• _TO DO_: Can you write out every line from the start of the records below through the line containing "const badgeText = '@DZIKPIC';", leaving out any pictures?

[START THE RECORDS]

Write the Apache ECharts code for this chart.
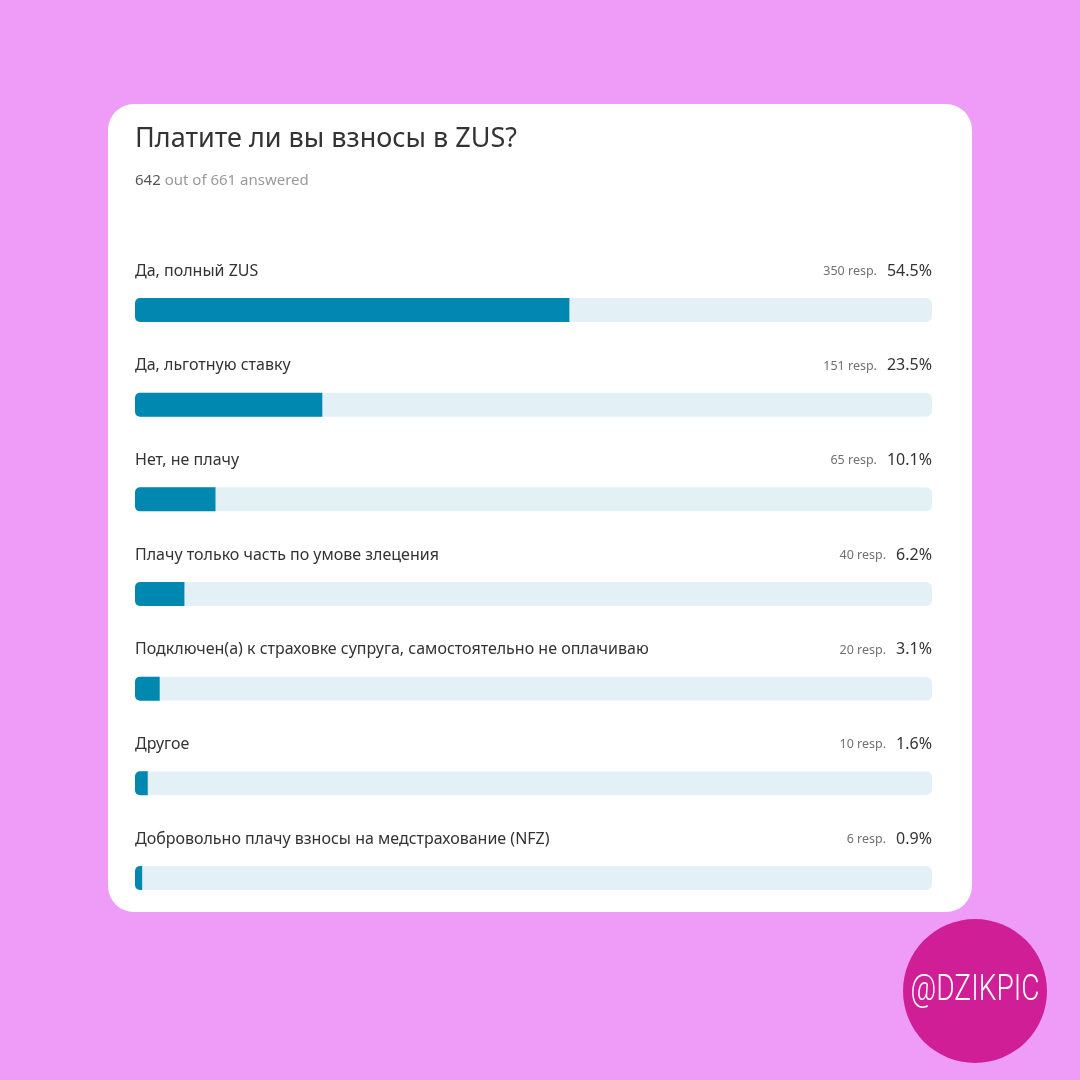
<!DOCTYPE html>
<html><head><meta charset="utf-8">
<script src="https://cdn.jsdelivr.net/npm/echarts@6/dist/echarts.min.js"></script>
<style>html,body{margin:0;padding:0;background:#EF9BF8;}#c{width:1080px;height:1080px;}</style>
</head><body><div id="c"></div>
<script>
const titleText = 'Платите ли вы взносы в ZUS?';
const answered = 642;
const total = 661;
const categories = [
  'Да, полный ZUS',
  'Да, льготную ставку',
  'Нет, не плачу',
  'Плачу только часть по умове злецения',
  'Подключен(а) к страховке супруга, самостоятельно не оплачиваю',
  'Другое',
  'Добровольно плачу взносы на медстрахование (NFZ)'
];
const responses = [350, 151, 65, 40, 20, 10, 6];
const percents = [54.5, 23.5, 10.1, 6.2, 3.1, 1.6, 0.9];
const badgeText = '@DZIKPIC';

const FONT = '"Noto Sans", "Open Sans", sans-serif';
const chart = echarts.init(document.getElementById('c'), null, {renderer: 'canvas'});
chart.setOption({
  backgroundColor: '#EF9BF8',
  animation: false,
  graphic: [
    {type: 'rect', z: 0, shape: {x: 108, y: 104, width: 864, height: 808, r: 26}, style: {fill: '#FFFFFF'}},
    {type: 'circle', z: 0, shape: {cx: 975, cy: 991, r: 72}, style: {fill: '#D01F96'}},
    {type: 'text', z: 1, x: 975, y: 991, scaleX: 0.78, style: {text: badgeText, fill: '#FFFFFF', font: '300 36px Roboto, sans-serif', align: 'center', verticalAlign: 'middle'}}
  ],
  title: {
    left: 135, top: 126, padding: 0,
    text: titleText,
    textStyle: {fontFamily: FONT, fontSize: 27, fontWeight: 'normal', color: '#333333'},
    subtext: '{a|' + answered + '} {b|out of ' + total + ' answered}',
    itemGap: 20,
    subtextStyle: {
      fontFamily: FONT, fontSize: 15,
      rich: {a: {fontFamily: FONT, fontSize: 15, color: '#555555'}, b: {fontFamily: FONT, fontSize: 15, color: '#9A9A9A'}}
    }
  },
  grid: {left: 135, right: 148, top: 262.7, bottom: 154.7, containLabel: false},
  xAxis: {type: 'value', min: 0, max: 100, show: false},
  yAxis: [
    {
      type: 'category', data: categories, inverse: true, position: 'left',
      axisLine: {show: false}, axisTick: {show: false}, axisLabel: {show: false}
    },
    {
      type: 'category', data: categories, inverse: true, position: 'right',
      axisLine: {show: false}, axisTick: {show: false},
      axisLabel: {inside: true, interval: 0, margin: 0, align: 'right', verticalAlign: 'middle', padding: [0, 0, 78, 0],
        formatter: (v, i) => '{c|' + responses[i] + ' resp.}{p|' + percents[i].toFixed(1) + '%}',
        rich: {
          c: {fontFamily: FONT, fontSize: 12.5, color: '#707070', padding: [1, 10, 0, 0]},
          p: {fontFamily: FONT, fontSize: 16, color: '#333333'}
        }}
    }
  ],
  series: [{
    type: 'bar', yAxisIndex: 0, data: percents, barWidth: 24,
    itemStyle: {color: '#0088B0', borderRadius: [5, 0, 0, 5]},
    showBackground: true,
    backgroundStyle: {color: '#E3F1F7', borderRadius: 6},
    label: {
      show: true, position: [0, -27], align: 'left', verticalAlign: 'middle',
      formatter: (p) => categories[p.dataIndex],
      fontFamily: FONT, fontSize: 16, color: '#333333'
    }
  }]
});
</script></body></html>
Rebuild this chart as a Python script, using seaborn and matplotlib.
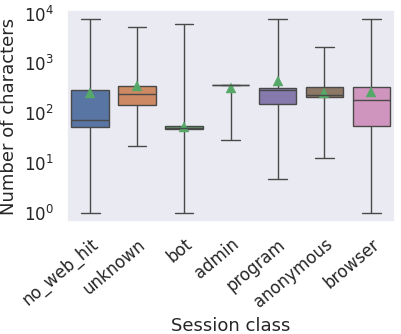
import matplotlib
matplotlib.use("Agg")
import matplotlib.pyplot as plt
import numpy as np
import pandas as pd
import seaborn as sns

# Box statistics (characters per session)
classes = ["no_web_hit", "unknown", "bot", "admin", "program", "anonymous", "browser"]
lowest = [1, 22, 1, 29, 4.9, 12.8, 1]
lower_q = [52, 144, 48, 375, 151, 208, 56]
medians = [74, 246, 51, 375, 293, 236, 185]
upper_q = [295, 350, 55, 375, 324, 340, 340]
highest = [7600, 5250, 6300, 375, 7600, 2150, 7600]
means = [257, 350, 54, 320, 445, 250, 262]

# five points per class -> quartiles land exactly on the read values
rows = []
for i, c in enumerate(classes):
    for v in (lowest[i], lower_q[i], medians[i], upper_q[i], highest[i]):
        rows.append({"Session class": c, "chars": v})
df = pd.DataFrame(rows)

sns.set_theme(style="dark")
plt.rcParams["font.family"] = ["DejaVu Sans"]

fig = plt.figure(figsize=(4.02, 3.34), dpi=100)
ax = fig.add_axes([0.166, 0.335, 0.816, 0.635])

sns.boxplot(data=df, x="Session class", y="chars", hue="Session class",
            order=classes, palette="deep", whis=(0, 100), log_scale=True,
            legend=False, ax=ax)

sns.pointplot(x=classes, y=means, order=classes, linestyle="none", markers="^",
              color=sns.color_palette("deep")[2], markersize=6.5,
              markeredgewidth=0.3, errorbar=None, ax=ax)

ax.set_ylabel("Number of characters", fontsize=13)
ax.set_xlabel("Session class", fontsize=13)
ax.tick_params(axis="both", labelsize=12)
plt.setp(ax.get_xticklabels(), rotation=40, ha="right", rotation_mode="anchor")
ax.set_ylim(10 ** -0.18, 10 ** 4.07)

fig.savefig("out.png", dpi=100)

[END THE RECORDS]

• _EXERCISE RESULT_:
Write the Apache ECharts code for this chart.
<!DOCTYPE html>
<html><head><meta charset="utf-8">
<script src="https://cdn.jsdelivr.net/npm/echarts@6/dist/echarts.min.js"></script>
<style>html,body{margin:0;padding:0;background:#EF9BF8;}#c{width:1080px;height:1080px;}</style>
</head><body><div id="c"></div>
<script>
const titleText = 'Платите ли вы взносы в ZUS?';
const answered = 642;
const total = 661;
const categories = [
  'Да, полный ZUS',
  'Да, льготную ставку',
  'Нет, не плачу',
  'Плачу только часть по умове злецения',
  'Подключен(а) к страховке супруга, самостоятельно не оплачиваю',
  'Другое',
  'Добровольно плачу взносы на медстрахование (NFZ)'
];
const responses = [350, 151, 65, 40, 20, 10, 6];
const percents = [54.5, 23.5, 10.1, 6.2, 3.1, 1.6, 0.9];
const badgeText = '@DZIKPIC';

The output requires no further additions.